Esta visión negrolegendaria del comunismo tuvo su prolongación en España con el franquismo, que continuó aplicando la metodología mein kampf y proyectó sobre el comunismo todo lo malo que el régimen de Franco había de combatir.
La Guerra Civil, y el triunfo posterior de la weltangschauung falangista, primero, y nacionalcatólica después, heredaron completamente esta visión maniquea del comunismo, contra el que, naturalmente, se había combatido en el frente.
La visión de los vencedores a propósito del comunismo, era, de nuevo la de un sistema perverso, antihumanista, enemigo del género humano, que convertía a los hombres en bestias o, peor, en mecanos desalmados, piezas despersonalizadas de un engranaje mastodóntico estatal que, de nuevo, pondría a la Humanidad en peligro.
Al comunismo, como en el mito de Prometeo narrado por Esquilo, habría que encadenarlo en el Cáucaso antes de que la humanidad se vea convertida en autómatas de un sistema "totalitario", que pretende empezar de cero, destruyendo absolutamente todos los valores civilizatorios, incluyendo naturalmente los valores de la patria y la religión.
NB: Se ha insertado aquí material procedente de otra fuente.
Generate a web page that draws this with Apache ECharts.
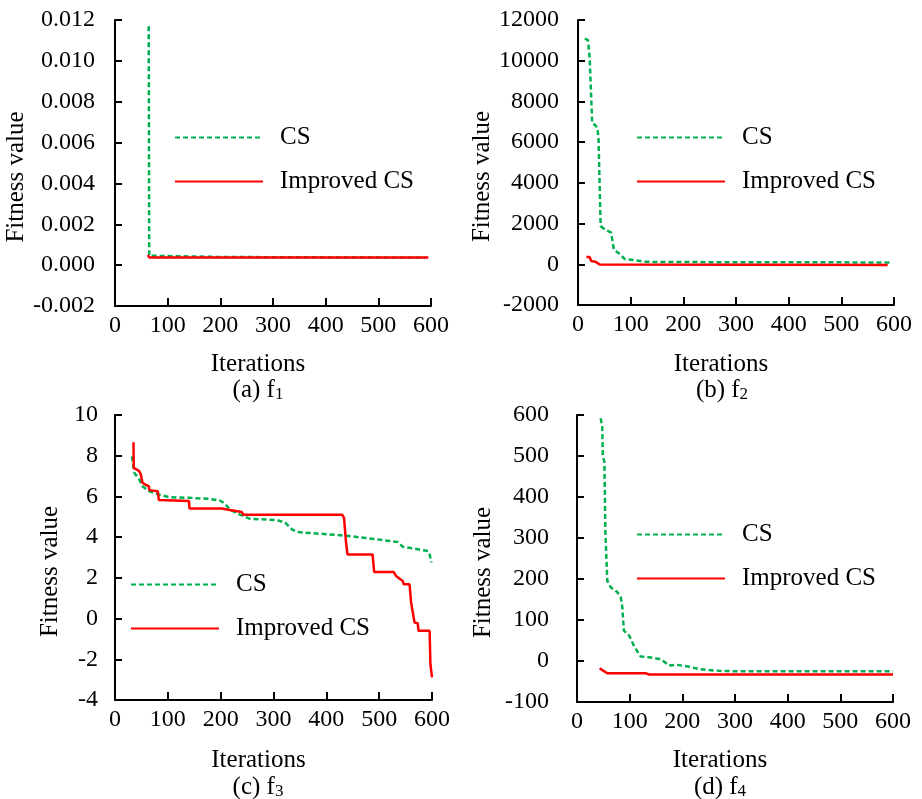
<!DOCTYPE html>
<html>
<head>
<meta charset="utf-8">
<script src="https://cdn.jsdelivr.net/npm/echarts@6/dist/echarts.min.js"></script>
<style>
html,body{margin:0;padding:0;background:#fff;}
#chart{width:922px;height:799px;}
</style>
</head>
<body>
<div id="chart"></div>
<script>
// ---- Data ----
const seriesNames = ['CS', 'Improved CS'];
const xTicks = [0, 100, 200, 300, 400, 500, 600];

// (a) f1
const aCsIter  = [64, 65, 200, 590];
const aCsVal   = [0.0117, 0.00046, 0.00040, 0.00036];
const aIcsIter = [62, 65, 595];
const aIcsVal  = [0.00049, 0.00038, 0.00038];

// (b) f2
const bCsIter  = [13, 19, 22, 25, 27, 32, 37, 39, 43, 51, 63, 68, 76, 89, 108, 127, 151, 592];
const bCsVal   = [11090, 11010, 10200, 8240, 6930, 6850, 6690, 6120, 1880, 1710, 1550, 730, 570, 250, 200, 130, 110, 90];
const bIcsIter = [16, 22, 25, 33, 41, 588];
const bIcsVal  = [360, 360, 160, 130, -10, -30];

// (c) f3
const cCsIter  = [32, 36.5, 46, 52, 64, 84, 103, 141, 179, 198.5, 208, 217, 236.5, 255.5, 306.5, 322, 335, 344.5, 433.5, 497, 535, 544.5, 592.5, 595.5, 599];
const cCsVal   = [7.97, 7.16, 6.83, 6.50, 6.26, 6.09, 5.96, 5.93, 5.88, 5.80, 5.65, 5.36, 5.11, 4.90, 4.84, 4.71, 4.38, 4.25, 4.08, 3.89, 3.76, 3.53, 3.32, 3.15, 2.75];
const cIcsIter = [35, 35.5, 46, 49, 52, 57.5, 64, 65, 81, 83, 140, 141, 202, 217, 240, 243, 430, 433.5, 437, 440, 487.5, 490.5, 527.5, 532, 544.5, 546.5, 557.5, 560.5, 564, 567, 573, 574.5, 595.5, 597, 599, 600];
const cIcsVal  = [8.66, 7.40, 7.24, 7.07, 6.67, 6.58, 6.50, 6.31, 6.26, 5.82, 5.78, 5.41, 5.41, 5.33, 5.23, 5.10, 5.10, 4.95, 3.81, 3.15, 3.15, 2.29, 2.29, 2.09, 1.85, 1.68, 1.68, 0.78, 0.70, -0.20, -0.23, -0.60, -0.60, -2.24, -2.32, -2.89];

// (d) f4
const dCsIter  = [45, 48, 49, 52, 54, 57.5, 64, 76.5, 83, 86, 89, 99, 108, 121, 137, 156, 165, 175, 188, 213, 232, 270, 302, 600];
const dCsVal   = [592, 571, 498, 486, 310, 196, 180, 168, 156, 131, 74, 62, 37, 11, 9, 5, -1, -11, -9, -14, -20, -24, -25, -25];
const dIcsIter = [43, 57.5, 130, 137, 600];
const dIcsVal  = [-18, -30, -30, -33, -33];

// y-axis ranges
const yMin = [-0.002, -2000, -4, -100];
const yMax = [0.012, 12000, 10, 600];
const yStep = [0.002, 2000, 2, 100];
const captions = [['a', '1'], ['b', '2'], ['c', '3'], ['d', '4']];

// ---- Layout ----
const FONT = "'Liberation Serif', 'Times New Roman', serif";
const grids = [
  {left: 115, top: 20, width: 316, height: 286},
  {left: 578, top: 20, width: 316, height: 285},
  {left: 115, top: 415, width: 317, height: 285},
  {left: 577, top: 415, width: 316, height: 287}
];
const yLabelMargin = [20, 19, 17, 28];
const yNameGap = [82, 82, 52, 81];
const xNameGap = [46, 47, 48, 46];
const legendPos = [
  {left: 174, top: 125},
  {left: 636, top: 125},
  {left: 130, top: 572},
  {left: 636, top: 522}
];
const captionPos = [[258, 378], [722, 378], [258, 775], [720, 775]];

function zip(xs, ys) { return xs.map((x, i) => [x, ys[i]]); }
const allData = [
  [zip(aCsIter, aCsVal), zip(aIcsIter, aIcsVal)],
  [zip(bCsIter, bCsVal), zip(bIcsIter, bIcsVal)],
  [zip(cCsIter, cCsVal), zip(cIcsIter, cIcsVal)],
  [zip(dCsIter, dCsVal), zip(dIcsIter, dIcsVal)]
];

const axisLineStyle = {color: '#000', width: 2};
const xAxis = [], yAxis = [], series = [], legend = [], graphic = [];
grids.forEach((g, i) => {
  xAxis.push({
    type: 'value', gridIndex: i, min: 0, max: 600, interval: 100,
    name: 'Iterations', nameLocation: 'middle', nameGap: xNameGap[i],
    nameTextStyle: {fontFamily: FONT, fontSize: 25, color: '#000', padding: [0, 30, 0, 0]},
    axisLine: {show: true, onZero: false, lineStyle: axisLineStyle},
    axisTick: {show: true, inside: true, length: 8, lineStyle: axisLineStyle},
    axisLabel: {fontFamily: FONT, fontSize: 24, color: '#000', margin: 8,
      formatter: v => String(v)},
    splitLine: {show: false}
  });
  const dec = i === 0 ? 3 : 0;
  yAxis.push({
    type: 'value', gridIndex: i, min: yMin[i], max: yMax[i], interval: yStep[i],
    name: 'Fitness value', nameLocation: 'middle', nameGap: yNameGap[i],
    nameTextStyle: {fontFamily: FONT, fontSize: 25, color: '#000', padding: [0, 28, 0, 0]},
    axisLine: {show: true, onZero: false, lineStyle: axisLineStyle},
    axisTick: {show: true, inside: true, length: 7, lineStyle: axisLineStyle},
    axisLabel: {fontFamily: FONT, fontSize: 24, color: '#000', margin: yLabelMargin[i],
      formatter: v => Number(v).toFixed(dec)},
    splitLine: {show: false}
  });
  series.push({
    name: seriesNames[0], type: 'line', xAxisIndex: i, yAxisIndex: i,
    data: allData[i][0], symbol: 'none', smooth: false,
    lineStyle: {color: '#00B050', width: 2.5, type: [5, 3]},
    itemStyle: {color: '#00B050'}, z: 2
  });
  series.push({
    name: seriesNames[1], type: 'line', xAxisIndex: i, yAxisIndex: i,
    data: allData[i][1], symbol: 'none', smooth: false,
    lineStyle: {color: '#FF0000', width: 2.5, type: 'solid'},
    itemStyle: {color: '#FF0000'}, z: 3
  });
  legend.push({
    data: seriesNames, orient: 'vertical', left: legendPos[i].left, top: legendPos[i].top,
    padding: 0, itemWidth: 88, itemHeight: 20, itemGap: 19, selectedMode: false,
    itemStyle: {opacity: 0, borderWidth: 0},
    textStyle: {fontFamily: FONT, fontSize: 25, color: '#000', padding: [0, 0, 0, 12]}
  });
  graphic.push({
    type: 'text', x: captionPos[i][0], y: captionPos[i][1],
    style: {
      text: '(' + captions[i][0] + ') f{s|' + captions[i][1] + '}',
      fontFamily: FONT, fontSize: 25, fill: '#000', align: 'center', verticalAlign: 'top',
      rich: {s: {fontFamily: FONT, fontSize: 17, lineHeight: 12, verticalAlign: 'bottom', fill: '#000'}}
    }
  });
});

const chart = echarts.init(document.getElementById('chart'), null, {renderer: 'canvas'});
chart.setOption({
  animation: false,
  backgroundColor: '#fff',
  grid: grids,
  xAxis, yAxis, series, legend, graphic
});
</script>
</body>
</html>
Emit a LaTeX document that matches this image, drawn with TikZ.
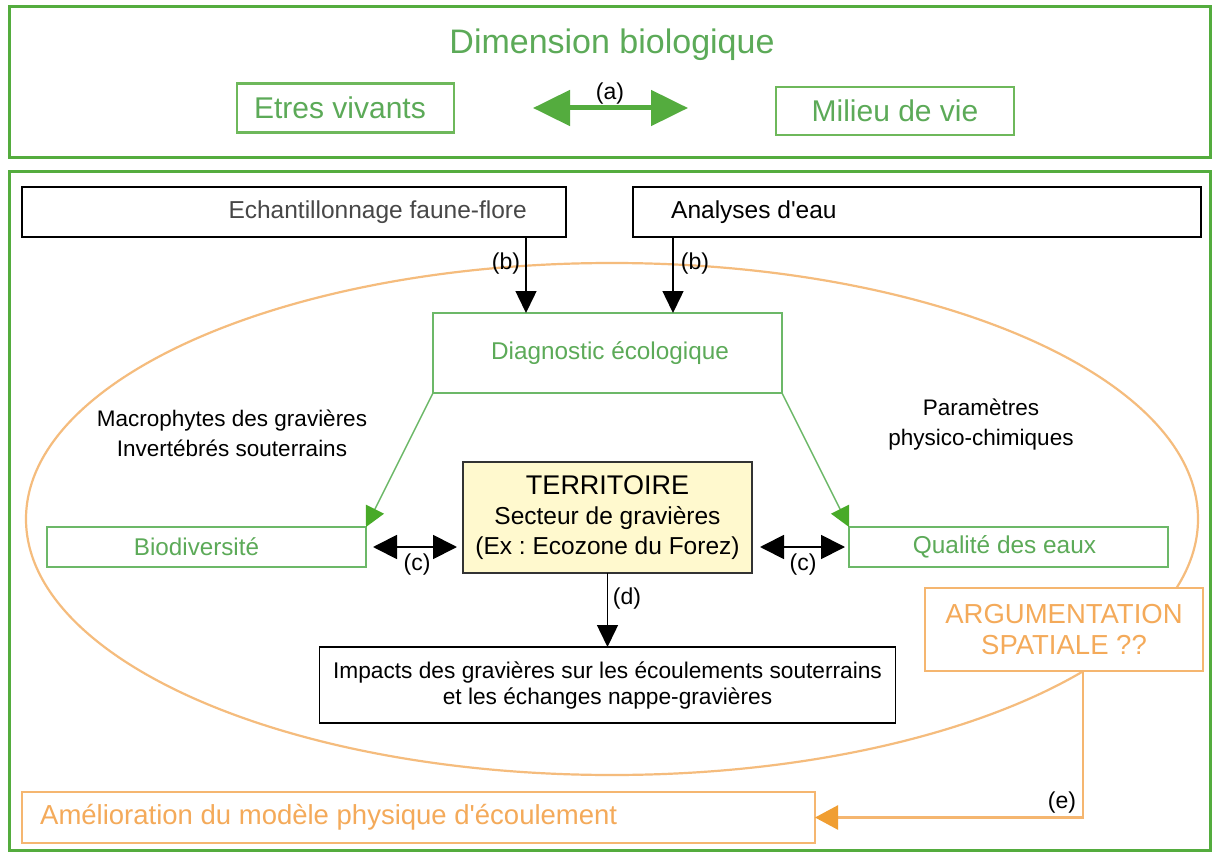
\documentclass[tikz,border=0pt]{standalone}
\usepackage{fontspec}
\setmainfont{Liberation Sans}[Ligatures=TeXOff]
\usetikzlibrary{arrows.meta,calc}
\definecolor{frameg}{RGB}{84,172,62}
\definecolor{boxg}{RGB}{108,184,104}
\definecolor{textg}{RGB}{92,170,88}
\definecolor{headg}{RGB}{72,170,40}
\definecolor{ellor}{RGB}{245,188,125}
\definecolor{boxor}{RGB}{245,182,112}
\definecolor{textor}{RGB}{244,170,90}
\definecolor{heador}{RGB}{240,158,50}
\definecolor{terrfill}{RGB}{255,249,206}
\newcommand{\fsz}[2]{\fontsize{#1pt}{#2pt}\selectfont}
\frenchspacing
\begin{document}
\begin{tikzpicture}[x=1pt,y=-1pt,
  frame/.style={draw=frameg, line width=3pt},
  gboxa/.style={draw=frameg!85, line width=2.5pt, fill=white, inner sep=0pt, outer sep=0pt, text=textg},
  gbox/.style={draw=boxg, line width=1.5pt, fill=white, inner sep=0pt, outer sep=0pt, text=textg},
  kbox/.style={draw=black, line width=1.6pt, fill=white, inner sep=0pt, outer sep=0pt},
  obox/.style={draw=boxor, line width=2.5pt, fill=white, inner sep=0pt, outer sep=0pt, text=textor},
  lbl/.style={font=\fsz{23}{27}, inner sep=0pt},
  txt/.style={inner sep=0pt, align=center},
  barrow/.style={draw=black, line width=1.5pt, -{Triangle[length=22pt,width=21pt]}},
  carrow/.style={draw=black, line width=1.8pt, {Triangle[length=24pt,width=24pt]}-{Triangle[length=24pt,width=24pt]}},
  garrow/.style={draw=boxg, line width=1.5pt, -{Triangle[length=20pt,width=20pt,color=headg]}},
  aarrow/.style={draw=frameg, line width=5pt, {Triangle[length=37pt,width=35pt]}-{Triangle[length=37pt,width=35pt]}},
  oarrow/.style={draw=boxor, line width=2.5pt, -{Triangle[length=23pt,width=24pt,color=heador]}}
]
\useasboundingbox (0,0) rectangle (1213,853);
\fill[white] (0,0) rectangle (1213,853);

% frames
\draw[frame] (9,7) rectangle (1210,158);
\draw[frame] (9,172) rectangle (1210,850);

% top part
\node[txt, font=\fsz{34}{40}, text=textg] (title) at (612,45) {Dimension biologique};
\node[gboxa, minimum width=217pt, minimum height=49pt, font=\fsz{30}{36}] (etres) at (345.5,108) {Etres vivants\hspace*{11pt}};
\node[gboxa, minimum width=238pt, minimum height=48pt, font=\fsz{30}{36}] (milieu) at (895,111) {Milieu de vie};
\draw[aarrow] ([xshift=79pt]etres.east) -- ([xshift=-88pt]milieu.west |- etres.east);
\node[lbl] (la) at (610,94) {(a)};

% ellipse
\draw[draw=ellor, line width=2.2pt] (612,519) ellipse [x radius=586pt, y radius=256pt];

% top boxes
\node[kbox, minimum width=544pt, minimum height=50pt] (echan) at (294,212) {};
\node[inner sep=0pt, anchor=east, font=\fsz{24.5}{29}, text=black!72] (echantxt) at (527,212) {Echantillonnage faune-flore};
\node[kbox, minimum width=568pt, minimum height=50pt] (anal) at (917,212) {};
\node[inner sep=0pt, anchor=west, font=\fsz{24.5}{29}] (analtxt) at (671,212) {Analyses d'eau};

% diagnostic
\node[gbox, minimum width=349pt, minimum height=80pt, font=\fsz{24.3}{29}] (diag) at (607.5,353) {\hspace*{5pt}Diagnostic écologique};
\draw[barrow] ([xshift=-40pt]echan.south east) -- ([xshift=-40pt]echan.south east |- diag.north);
\draw[barrow] ([xshift=40pt]anal.south west) -- ([xshift=40pt]anal.south west |- diag.north);
\node[lbl] (lb1) at (506,264) {(b)};
\node[lbl] (lb2) at (695,264) {(b)};

% side texts
\node[txt, font=\fsz{22.5}{30}] (macro) at (232,433) {Macrophytes des gravières\\Invertébrés souterrains};
\node[txt, font=\fsz{22.5}{30}] (param) at (981,425) {Paramètres\\physico-chimiques};

% middle row
\node[gbox, minimum width=319pt, minimum height=40pt, font=\fsz{24.2}{29}] (bio) at (206.5,547) {Biodiversité\hspace*{20pt}};
\node[gbox, minimum width=319pt, minimum height=40pt, font=\fsz{24.4}{29}] (qual) at (1008.5,547) {Qualité des eaux\hspace*{8pt}};
\node[draw=black!80, line width=2pt, fill=terrfill, inner sep=0pt, outer sep=0pt, minimum width=289pt, minimum height=111pt, align=center, font=\fsz{24.5}{30}] (terr) at (607.5,517.5)
  {{\fsz{27}{30}TERRITOIRE}\\Secteur de gravières\\(Ex : Ecozone du Forez)};

\draw[garrow] (diag.south west) -- (bio.north east);
\draw[garrow] (diag.south east) -- (qual.north west);

\draw[carrow, shorten <=7pt, shorten >=6pt] (bio.east) -- (bio.east -| terr.west);
\draw[carrow, shorten <=8pt, shorten >=4pt] (terr.east |- qual.west) -- (qual.west);
\node[lbl] (lc1) at (417,565) {(c)};
\node[lbl] (lc2) at (803,565) {(c)};

% impacts
\node[kbox, minimum width=576pt, minimum height=76pt, align=center, font=\fsz{22.7}{26}] (impacts) at (607.5,685)
  {Impacts des gravières sur les écoulements souterrains\\et les échanges nappe-gravières};
\draw[barrow] (terr.south) -- (impacts.north);
\node[lbl] (ld) at (627,599) {(d)};

% argumentation
\node[obox, minimum width=278pt, minimum height=83pt, align=center, font=\fsz{27.5}{31}] (arg) at (1064,629.5)
  {ARGUMENTATION\\SPATIALE ??};
\node[draw=boxor, line width=2.5pt, fill=white, inner sep=0pt, outer sep=0pt, minimum width=793pt, minimum height=51pt] (amel) at (418.5,817.5) {};
\node[inner sep=0pt, anchor=west, font=\fsz{27.5}{32}, text=textor] (ameltxt) at (40,817) {Amélioration du modèle physique d'écoulement};
\draw[oarrow] ([xshift=19pt]arg.south) |- (amel.east);
\node[lbl] (le) at (1062,803) {(e)};
\end{tikzpicture}
\end{document}
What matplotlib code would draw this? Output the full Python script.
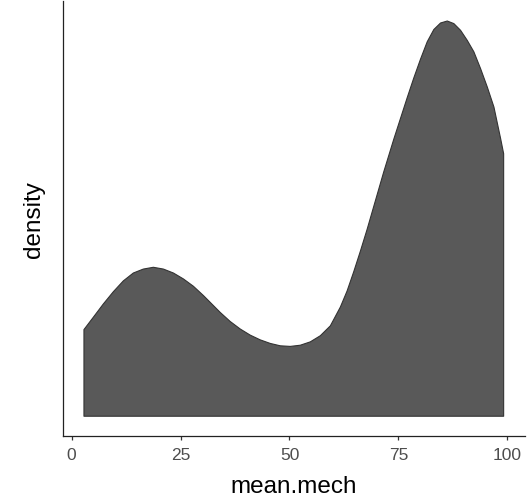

De nuevo, la lucha del bando franquista contra el gobierno de la II República fue planteado ideológicamente como la lucha del Bien contra el Mal, del humanismo cristiano contra el Comunismo ateo.
[1] Aleksander Solzhenitsyn, Archipiélago Gulag, Tusquets Editores, 1998, p. 49 y ss.
[2] Albert Z. Manfred, Tres retratos de la Revolución francesa, ed. Progreso, 1989, pp. 183 y ss.
[3] Doménico Losurdo, Stalin. Historia y crítica de una Leyenda negra (El Viejo Topo, 2011), p. 24.
[4] A. Hitler, Mi lucha, ed. Galeón, 2002, p. 318.